What is expected: Give back the full listing, character for character, with no pictures.

Given data:
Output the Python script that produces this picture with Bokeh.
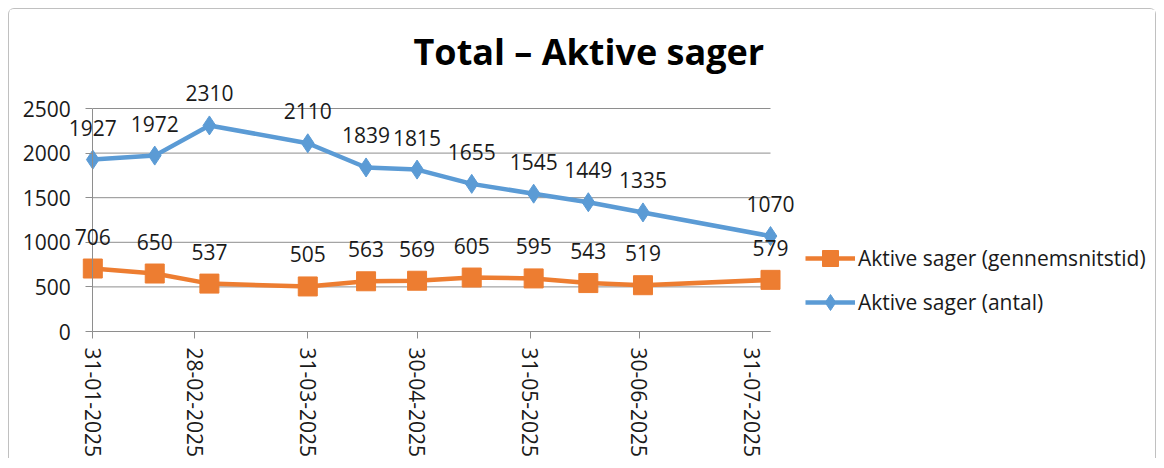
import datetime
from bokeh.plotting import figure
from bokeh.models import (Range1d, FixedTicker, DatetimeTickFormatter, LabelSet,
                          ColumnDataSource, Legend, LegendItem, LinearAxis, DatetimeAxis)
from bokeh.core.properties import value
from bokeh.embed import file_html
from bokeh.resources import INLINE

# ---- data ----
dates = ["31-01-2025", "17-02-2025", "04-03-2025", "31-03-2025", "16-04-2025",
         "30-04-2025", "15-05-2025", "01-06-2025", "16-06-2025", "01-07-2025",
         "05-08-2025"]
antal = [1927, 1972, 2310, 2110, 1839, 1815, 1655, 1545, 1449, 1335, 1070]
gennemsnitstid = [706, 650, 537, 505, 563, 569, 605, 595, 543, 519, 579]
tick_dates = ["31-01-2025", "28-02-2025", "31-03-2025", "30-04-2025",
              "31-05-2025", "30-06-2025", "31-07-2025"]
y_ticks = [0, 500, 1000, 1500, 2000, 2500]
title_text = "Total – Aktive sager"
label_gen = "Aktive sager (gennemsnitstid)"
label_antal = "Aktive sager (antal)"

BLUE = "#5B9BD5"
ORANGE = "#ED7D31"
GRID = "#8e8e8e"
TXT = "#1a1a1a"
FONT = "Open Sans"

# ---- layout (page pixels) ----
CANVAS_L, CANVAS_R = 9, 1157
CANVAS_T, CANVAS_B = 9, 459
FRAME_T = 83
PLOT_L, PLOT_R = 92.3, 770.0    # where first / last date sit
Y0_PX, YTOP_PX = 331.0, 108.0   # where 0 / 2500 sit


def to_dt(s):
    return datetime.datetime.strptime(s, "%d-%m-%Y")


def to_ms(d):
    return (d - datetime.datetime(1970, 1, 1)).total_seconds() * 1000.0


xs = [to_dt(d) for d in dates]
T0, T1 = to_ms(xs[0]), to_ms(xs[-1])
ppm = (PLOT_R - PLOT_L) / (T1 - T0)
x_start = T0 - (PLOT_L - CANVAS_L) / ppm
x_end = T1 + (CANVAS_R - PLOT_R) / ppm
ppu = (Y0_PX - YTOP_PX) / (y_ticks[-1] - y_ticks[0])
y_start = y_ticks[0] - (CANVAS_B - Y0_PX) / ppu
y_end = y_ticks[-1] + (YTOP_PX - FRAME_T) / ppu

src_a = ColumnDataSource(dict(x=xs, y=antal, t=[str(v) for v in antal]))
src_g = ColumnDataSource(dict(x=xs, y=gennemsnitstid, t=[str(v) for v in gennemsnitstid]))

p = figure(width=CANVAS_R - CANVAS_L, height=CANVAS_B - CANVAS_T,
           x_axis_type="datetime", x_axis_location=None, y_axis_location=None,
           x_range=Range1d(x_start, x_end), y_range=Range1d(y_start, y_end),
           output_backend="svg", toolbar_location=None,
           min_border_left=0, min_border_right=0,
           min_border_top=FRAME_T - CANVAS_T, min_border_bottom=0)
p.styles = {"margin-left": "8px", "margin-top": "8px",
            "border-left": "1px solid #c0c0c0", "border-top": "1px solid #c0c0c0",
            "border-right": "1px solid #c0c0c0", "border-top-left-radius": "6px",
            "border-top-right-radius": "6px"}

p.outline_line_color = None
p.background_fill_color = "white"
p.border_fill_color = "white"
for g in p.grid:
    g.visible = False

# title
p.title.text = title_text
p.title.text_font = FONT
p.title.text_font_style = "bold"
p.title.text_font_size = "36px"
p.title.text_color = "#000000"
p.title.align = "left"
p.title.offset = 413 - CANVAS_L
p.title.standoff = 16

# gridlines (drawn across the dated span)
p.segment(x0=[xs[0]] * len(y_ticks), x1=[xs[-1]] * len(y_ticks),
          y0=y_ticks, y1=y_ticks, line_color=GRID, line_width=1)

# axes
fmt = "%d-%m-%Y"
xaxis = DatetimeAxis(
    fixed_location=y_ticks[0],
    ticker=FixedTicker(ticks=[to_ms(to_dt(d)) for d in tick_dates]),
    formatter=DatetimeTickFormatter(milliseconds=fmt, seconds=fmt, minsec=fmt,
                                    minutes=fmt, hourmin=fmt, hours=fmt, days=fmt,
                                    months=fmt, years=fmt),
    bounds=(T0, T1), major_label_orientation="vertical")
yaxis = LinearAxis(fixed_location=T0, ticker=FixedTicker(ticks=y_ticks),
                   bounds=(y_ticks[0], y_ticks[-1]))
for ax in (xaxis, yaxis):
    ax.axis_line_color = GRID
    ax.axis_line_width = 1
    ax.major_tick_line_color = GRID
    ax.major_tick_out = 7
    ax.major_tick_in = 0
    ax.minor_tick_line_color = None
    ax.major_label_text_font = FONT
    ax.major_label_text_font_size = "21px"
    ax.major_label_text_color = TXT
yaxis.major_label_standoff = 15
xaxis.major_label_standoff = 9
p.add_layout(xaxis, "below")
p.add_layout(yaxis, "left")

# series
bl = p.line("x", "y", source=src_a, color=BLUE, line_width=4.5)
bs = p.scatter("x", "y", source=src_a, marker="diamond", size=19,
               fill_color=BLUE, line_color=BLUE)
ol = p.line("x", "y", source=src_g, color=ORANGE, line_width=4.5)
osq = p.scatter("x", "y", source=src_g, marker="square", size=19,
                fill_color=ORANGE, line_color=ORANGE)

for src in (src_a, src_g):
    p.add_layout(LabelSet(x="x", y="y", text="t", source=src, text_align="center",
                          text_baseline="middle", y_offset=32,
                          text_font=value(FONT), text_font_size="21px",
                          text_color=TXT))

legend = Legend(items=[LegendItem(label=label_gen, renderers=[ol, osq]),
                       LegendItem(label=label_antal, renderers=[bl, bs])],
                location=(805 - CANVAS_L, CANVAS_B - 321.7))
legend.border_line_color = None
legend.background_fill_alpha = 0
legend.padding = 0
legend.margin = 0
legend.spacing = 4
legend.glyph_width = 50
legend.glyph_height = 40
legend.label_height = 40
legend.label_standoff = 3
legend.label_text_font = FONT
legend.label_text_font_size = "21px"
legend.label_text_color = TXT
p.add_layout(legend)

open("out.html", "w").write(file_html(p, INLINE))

Answer for the task:
Output the Python script that produces this picture with Bokeh.
import datetime
from bokeh.plotting import figure
from bokeh.models import (Range1d, FixedTicker, DatetimeTickFormatter, LabelSet,
                          ColumnDataSource, Legend, LegendItem, LinearAxis, DatetimeAxis)
from bokeh.core.properties import value
from bokeh.embed import file_html
from bokeh.resources import INLINE

# ---- data ----
dates = ["31-01-2025", "17-02-2025", "04-03-2025", "31-03-2025", "16-04-2025",
         "30-04-2025", "15-05-2025", "01-06-2025", "16-06-2025", "01-07-2025",
         "05-08-2025"]
antal = [1927, 1972, 2310, 2110, 1839, 1815, 1655, 1545, 1449, 1335, 1070]
gennemsnitstid = [706, 650, 537, 505, 563, 569, 605, 595, 543, 519, 579]
tick_dates = ["31-01-2025", "28-02-2025", "31-03-2025", "30-04-2025",
              "31-05-2025", "30-06-2025", "31-07-2025"]
y_ticks = [0, 500, 1000, 1500, 2000, 2500]
title_text = "Total – Aktive sager"
label_gen = "Aktive sager (gennemsnitstid)"
label_antal = "Aktive sager (antal)"

BLUE = "#5B9BD5"
ORANGE = "#ED7D31"
GRID = "#8e8e8e"
TXT = "#1a1a1a"
FONT = "Open Sans"

# ---- layout (page pixels) ----
CANVAS_L, CANVAS_R = 9, 1157
CANVAS_T, CANVAS_B = 9, 459
FRAME_T = 83
PLOT_L, PLOT_R = 92.3, 770.0    # where first / last date sit
Y0_PX, YTOP_PX = 331.0, 108.0   # where 0 / 2500 sit


def to_dt(s):
    return datetime.datetime.strptime(s, "%d-%m-%Y")


def to_ms(d):
    return (d - datetime.datetime(1970, 1, 1)).total_seconds() * 1000.0


xs = [to_dt(d) for d in dates]
T0, T1 = to_ms(xs[0]), to_ms(xs[-1])
ppm = (PLOT_R - PLOT_L) / (T1 - T0)
x_start = T0 - (PLOT_L - CANVAS_L) / ppm
x_end = T1 + (CANVAS_R - PLOT_R) / ppm
ppu = (Y0_PX - YTOP_PX) / (y_ticks[-1] - y_ticks[0])
y_start = y_ticks[0] - (CANVAS_B - Y0_PX) / ppu
y_end = y_ticks[-1] + (YTOP_PX - FRAME_T) / ppu

src_a = ColumnDataSource(dict(x=xs, y=antal, t=[str(v) for v in antal]))
src_g = ColumnDataSource(dict(x=xs, y=gennemsnitstid, t=[str(v) for v in gennemsnitstid]))

p = figure(width=CANVAS_R - CANVAS_L, height=CANVAS_B - CANVAS_T,
           x_axis_type="datetime", x_axis_location=None, y_axis_location=None,
           x_range=Range1d(x_start, x_end), y_range=Range1d(y_start, y_end),
           output_backend="svg", toolbar_location=None,
           min_border_left=0, min_border_right=0,
           min_border_top=FRAME_T - CANVAS_T, min_border_bottom=0)
p.styles = {"margin-left": "8px", "margin-top": "8px",
            "border-left": "1px solid #c0c0c0", "border-top": "1px solid #c0c0c0",
            "border-right": "1px solid #c0c0c0", "border-top-left-radius": "6px",
            "border-top-right-radius": "6px"}

p.outline_line_color = None
p.background_fill_color = "white"
p.border_fill_color = "white"
for g in p.grid:
    g.visible = False

# title
p.title.text = title_text
p.title.text_font = FONT
p.title.text_font_style = "bold"
p.title.text_font_size = "36px"
p.title.text_color = "#000000"
p.title.align = "left"
p.title.offset = 413 - CANVAS_L
p.title.standoff = 16

# gridlines (drawn across the dated span)
p.segment(x0=[xs[0]] * len(y_ticks), x1=[xs[-1]] * len(y_ticks),
          y0=y_ticks, y1=y_ticks, line_color=GRID, line_width=1)

# axes
fmt = "%d-%m-%Y"
xaxis = DatetimeAxis(
    fixed_location=y_ticks[0],
    ticker=FixedTicker(ticks=[to_ms(to_dt(d)) for d in tick_dates]),
    formatter=DatetimeTickFormatter(milliseconds=fmt, seconds=fmt, minsec=fmt,
                                    minutes=fmt, hourmin=fmt, hours=fmt, days=fmt,
                                    months=fmt, years=fmt),
    bounds=(T0, T1), major_label_orientation="vertical")
yaxis = LinearAxis(fixed_location=T0, ticker=FixedTicker(ticks=y_ticks),
                   bounds=(y_ticks[0], y_ticks[-1]))
for ax in (xaxis, yaxis):
    ax.axis_line_color = GRID
    ax.axis_line_width = 1
    ax.major_tick_line_color = GRID
    ax.major_tick_out = 7
    ax.major_tick_in = 0
    ax.minor_tick_line_color = None
    ax.major_label_text_font = FONT
    ax.major_label_text_font_size = "21px"
    ax.major_label_text_color = TXT
yaxis.major_label_standoff = 15
xaxis.major_label_standoff = 9
p.add_layout(xaxis, "below")
p.add_layout(yaxis, "left")

# series
bl = p.line("x", "y", source=src_a, color=BLUE, line_width=4.5)
bs = p.scatter("x", "y", source=src_a, marker="diamond", size=19,
               fill_color=BLUE, line_color=BLUE)
ol = p.line("x", "y", source=src_g, color=ORANGE, line_width=4.5)
osq = p.scatter("x", "y", source=src_g, marker="square", size=19,
                fill_color=ORANGE, line_color=ORANGE)

for src in (src_a, src_g):
    p.add_layout(LabelSet(x="x", y="y", text="t", source=src, text_align="center",
                          text_baseline="middle", y_offset=32,
                          text_font=value(FONT), text_font_size="21px",
                          text_color=TXT))

legend = Legend(items=[LegendItem(label=label_gen, renderers=[ol, osq]),
                       LegendItem(label=label_antal, renderers=[bl, bs])],
                location=(805 - CANVAS_L, CANVAS_B - 321.7))
legend.border_line_color = None
legend.background_fill_alpha = 0
legend.padding = 0
legend.margin = 0
legend.spacing = 4
legend.glyph_width = 50
legend.glyph_height = 40
legend.label_height = 40
legend.label_standoff = 3
legend.label_text_font = FONT
legend.label_text_font_size = "21px"
legend.label_text_color = TXT
p.add_layout(legend)

open("out.html", "w").write(file_html(p, INLINE))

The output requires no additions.